August 22, 2024/CSL Research
The Federal Government of Nigeria (FGN) through the Debt Management Office (DMO) on Monday 19 August 2024 opened for subscription its first domestic FGN US$ Bond. The issue, being the Series 1 (out of a total Programme size of US$2 billion) has a target size of US$500 million. The tenor of the Series 1 issue is five (5) years with a minimum subscription amount of US$10,000 and a multiple of US$1,000 thereafter. With regards to pricing, the Bond is priced at a coupon rate of 9.75% per annum.
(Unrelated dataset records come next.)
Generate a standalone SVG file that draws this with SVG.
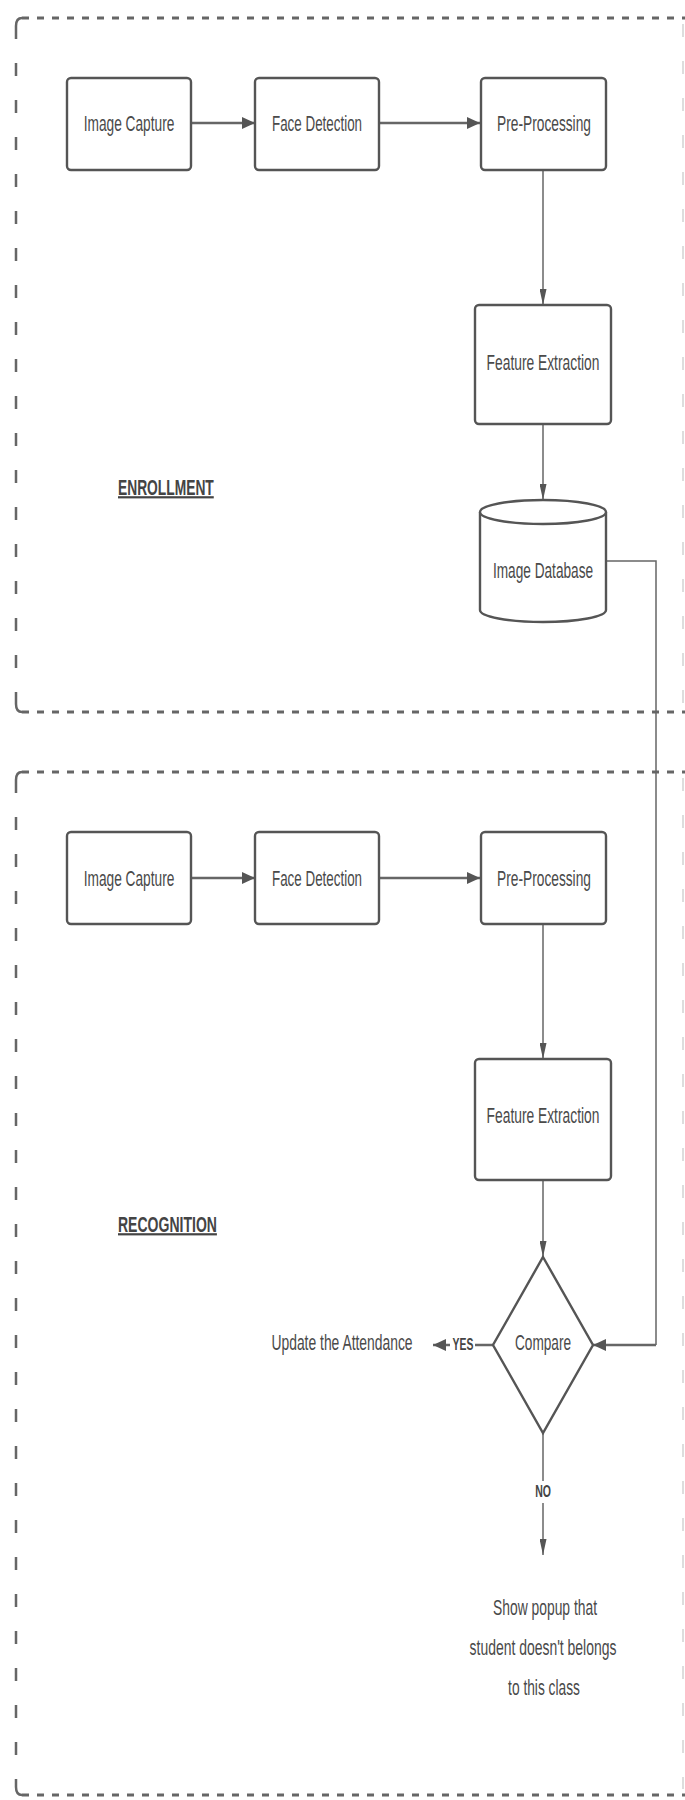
<svg xmlns="http://www.w3.org/2000/svg" width="685" height="1800" viewBox="0 0 685 1800">
<defs>
<style>
.frameH{fill:none;stroke:#666;stroke-width:3;stroke-dasharray:7 8}
.frameV{fill:none;stroke:#666;stroke-width:2.5;stroke-dasharray:13 24}
.frameR{fill:none;stroke:#bbb;stroke-width:1;stroke-dasharray:13 24}
.corner{fill:none;stroke:#666;stroke-width:2.5}
.box{fill:#fff;stroke:#555;stroke-width:2.4}
.lbl{font-family:"Liberation Sans",Arial,sans-serif;font-size:22px;fill:#4a4a4a;text-anchor:middle}
.sec{font-family:"Liberation Sans",Arial,sans-serif;font-size:22px;font-weight:bold;fill:#444;text-decoration:underline}
.small{font-family:"Liberation Sans",Arial,sans-serif;font-size:16px;font-weight:bold;fill:#444;text-anchor:middle}
.cH{fill:none;stroke:#666;stroke-width:2.5}
.cV{fill:none;stroke:#666;stroke-width:1.5}
</style>
<marker id="ah" markerUnits="userSpaceOnUse" viewBox="0 0 13 12" refX="13" refY="6" markerWidth="13" markerHeight="12" orient="auto"><path d="M0,0 L13,6 L0,12 z" fill="#555"/></marker>
<marker id="av" markerUnits="userSpaceOnUse" viewBox="0 0 16 7" refX="16" refY="3.5" markerWidth="16" markerHeight="7" orient="auto"><path d="M0,0 L16,3.5 L0,7 z" fill="#555"/></marker>
</defs>
<rect width="685" height="1800" fill="#fff"/>

<g id="enrollment-frame">
<path class="frameH" d="M22,18 H685"/>
<path class="frameH" d="M22,712 H685"/>
<path class="frameV" d="M16,26 V704"/>
<path class="corner" d="M16,26 Q16,18 22,18 M16,704 Q16,712 22,712"/>
<path class="frameR" d="M683,24 V706"/>
</g>
<g id="recognition-frame">
<path class="frameH" d="M22,772 H685"/>
<path class="frameH" d="M22,1795 H685"/>
<path class="frameV" d="M16,780 V1787"/>
<path class="corner" d="M16,780 Q16,772 22,772 M16,1787 Q16,1795 22,1795"/>
<path class="frameR" d="M683,778 V1789"/>
</g>

<g id="connectors">
<path class="cH" d="M191,123 H255" marker-end="url(#ah)"/>
<path class="cH" d="M379,123 H480" marker-end="url(#ah)"/>
<path class="cV" d="M543,170 V305" marker-end="url(#av)"/>
<path class="cV" d="M543,424 V500" marker-end="url(#av)"/>
<path class="cV" d="M606,561 H656 V1345"/>
<path class="cH" d="M656,1345 H593" marker-end="url(#ah)"/>
<path class="cH" d="M191,878 H255" marker-end="url(#ah)"/>
<path class="cH" d="M379,878 H480" marker-end="url(#ah)"/>
<path class="cV" d="M543,924 V1059" marker-end="url(#av)"/>
<path class="cV" d="M543,1180 V1257" marker-end="url(#av)"/>
<path class="cH" d="M493,1345 H433" marker-end="url(#ah)"/>
<path class="cV" d="M543,1433 V1555" marker-end="url(#av)"/>
<rect x="450" y="1335" width="25" height="20" fill="#fff"/>
<text class="small" transform="translate(463,1350) scale(0.63,1)" textLength="33" lengthAdjust="spacingAndGlyphs">YES</text>
<rect x="532" y="1481" width="22" height="22" fill="#fff"/>
<text class="small" transform="translate(543,1497) scale(0.63,1)" textLength="25" lengthAdjust="spacingAndGlyphs">NO</text>
</g>

<g id="e-image-capture">
<rect class="box" x="67" y="78" width="124" height="92" rx="4"/>
<text class="lbl" transform="translate(129,131) scale(0.63,1)" textLength="144" lengthAdjust="spacingAndGlyphs">Image Capture</text>
</g>
<g id="e-face-detection">
<rect class="box" x="255" y="78" width="124" height="92" rx="4"/>
<text class="lbl" transform="translate(317,131) scale(0.63,1)" textLength="143" lengthAdjust="spacingAndGlyphs">Face Detection</text>
</g>
<g id="e-pre-processing">
<rect class="box" x="481" y="78" width="125" height="92" rx="4"/>
<text class="lbl" transform="translate(544,131) scale(0.63,1)" textLength="149" lengthAdjust="spacingAndGlyphs">Pre-Processing</text>
</g>
<g id="e-feature-extraction">
<rect class="box" x="475" y="305" width="136" height="119" rx="4"/>
<text class="lbl" transform="translate(543,370) scale(0.63,1)" textLength="179" lengthAdjust="spacingAndGlyphs">Feature Extraction</text>
</g>
<g id="e-image-database">
<path class="box" d="M480,512 V610 A63,12 0 0 0 606,610 V512"/>
<ellipse class="box" cx="543" cy="512" rx="63" ry="12"/>
<text class="lbl" transform="translate(543,578) scale(0.63,1)" textLength="159" lengthAdjust="spacingAndGlyphs">Image Database</text>
</g>
<g id="enrollment-label">
<text class="sec" transform="translate(118,495) scale(0.63,1)" textLength="152" lengthAdjust="spacingAndGlyphs">ENROLLMENT</text>
</g>

<g id="r-image-capture">
<rect class="box" x="67" y="832" width="124" height="92" rx="4"/>
<text class="lbl" transform="translate(129,886) scale(0.63,1)" textLength="144" lengthAdjust="spacingAndGlyphs">Image Capture</text>
</g>
<g id="r-face-detection">
<rect class="box" x="255" y="832" width="124" height="92" rx="4"/>
<text class="lbl" transform="translate(317,886) scale(0.63,1)" textLength="143" lengthAdjust="spacingAndGlyphs">Face Detection</text>
</g>
<g id="r-pre-processing">
<rect class="box" x="481" y="832" width="125" height="92" rx="4"/>
<text class="lbl" transform="translate(544,886) scale(0.63,1)" textLength="149" lengthAdjust="spacingAndGlyphs">Pre-Processing</text>
</g>
<g id="r-feature-extraction">
<rect class="box" x="475" y="1059" width="136" height="121" rx="4"/>
<text class="lbl" transform="translate(543,1123) scale(0.63,1)" textLength="179" lengthAdjust="spacingAndGlyphs">Feature Extraction</text>
</g>
<g id="recognition-label">
<text class="sec" transform="translate(118,1232) scale(0.63,1)" textLength="157" lengthAdjust="spacingAndGlyphs">RECOGNITION</text>
</g>
<g id="compare">
<polygon class="box" points="543,1257 593,1345 543,1433 493,1345"/>
<text class="lbl" transform="translate(543,1350) scale(0.63,1)" textLength="89" lengthAdjust="spacingAndGlyphs">Compare</text>
</g>
<g id="update-attendance">
<text class="lbl" transform="translate(342,1350) scale(0.63,1)" textLength="224" lengthAdjust="spacingAndGlyphs">Update the Attendance</text>
</g>
<g id="show-popup">
<text class="lbl" transform="translate(545,1615) scale(0.63,1)" textLength="165" lengthAdjust="spacingAndGlyphs">Show popup that</text>
<text class="lbl" transform="translate(543,1655) scale(0.63,1)" textLength="233" lengthAdjust="spacingAndGlyphs">student doesn't belongs</text>
<text class="lbl" transform="translate(544,1695) scale(0.63,1)" textLength="114" lengthAdjust="spacingAndGlyphs">to this class</text>
</g>
</svg>
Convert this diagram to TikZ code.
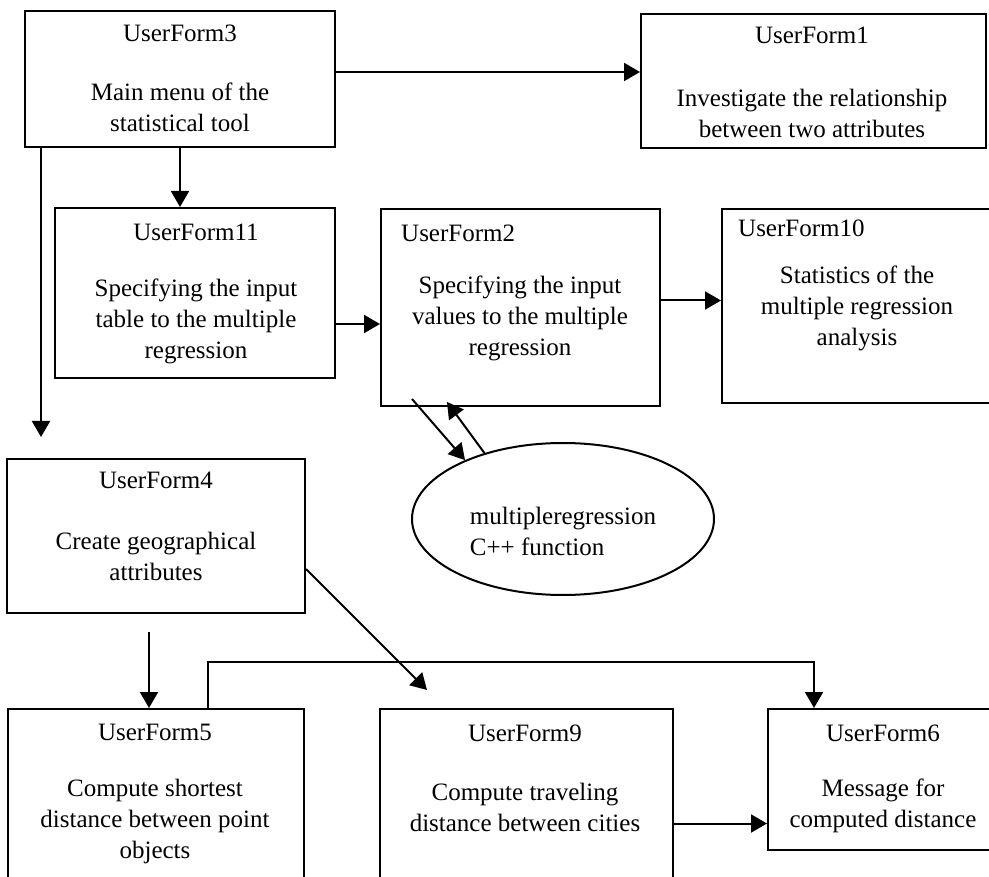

This we note was the average 90-day harmonic mean yield on the existing 8.375% US$1.25bn MAR 2029 and 7.143% US$1.25bn FEB 2030 FGN Eurobond instruments as of the close of 16 August 2024.
The proceeds from this issuance will be allocated to critical sectors of the Nigerian economy. Eligible participants include Nigerians residing both domestically and abroad, as well as foreign and institutional investors. The benefits of this offer include, but are not limited to: Stable and fixed US dollar-denominated returns over the medium term, competitive returns compared to foreign exchange (FX) savings held abroad, exemptions from Corporate Income Tax (CIT), Personal Income Tax (PIT), and Capital Gains Tax, listing on the Nigerian Exchange (NGX) and FMDQ Securities Exchange, providing a liquid secondary market unlike Euroclear, eligibility for inclusion in pension fund portfolios and liquidity status granted by the Central Bank of Nigeria (CBN), making the security eligible for inclusion in the calculation of liquidity ratios for banks in Nigeria.
The offer is anticipated to be fully subscribed, despite conditions such as the prohibition on using US$ cash to purchase the instrument, except for funds that have been deposited in a domiciliary account for at least 30 days before the offer date. Finally, while this issuance provides a temporary solution to address foreign exchange (FX) liquidity challenges and increase US$ inflows, it is important to note that it also adds to the government’s overall public debt burden. This from our estimates will sit above ₦133.59 trillion post-issuance with the external debt component pushing above ₦63.92 trillion – c.47.85% of total public debt vs. 46.05% at Q1 2024 end (exchange rate assumption of US$1 to ₦1,500; and excluding bilateral
loan deals between March 2024 and now).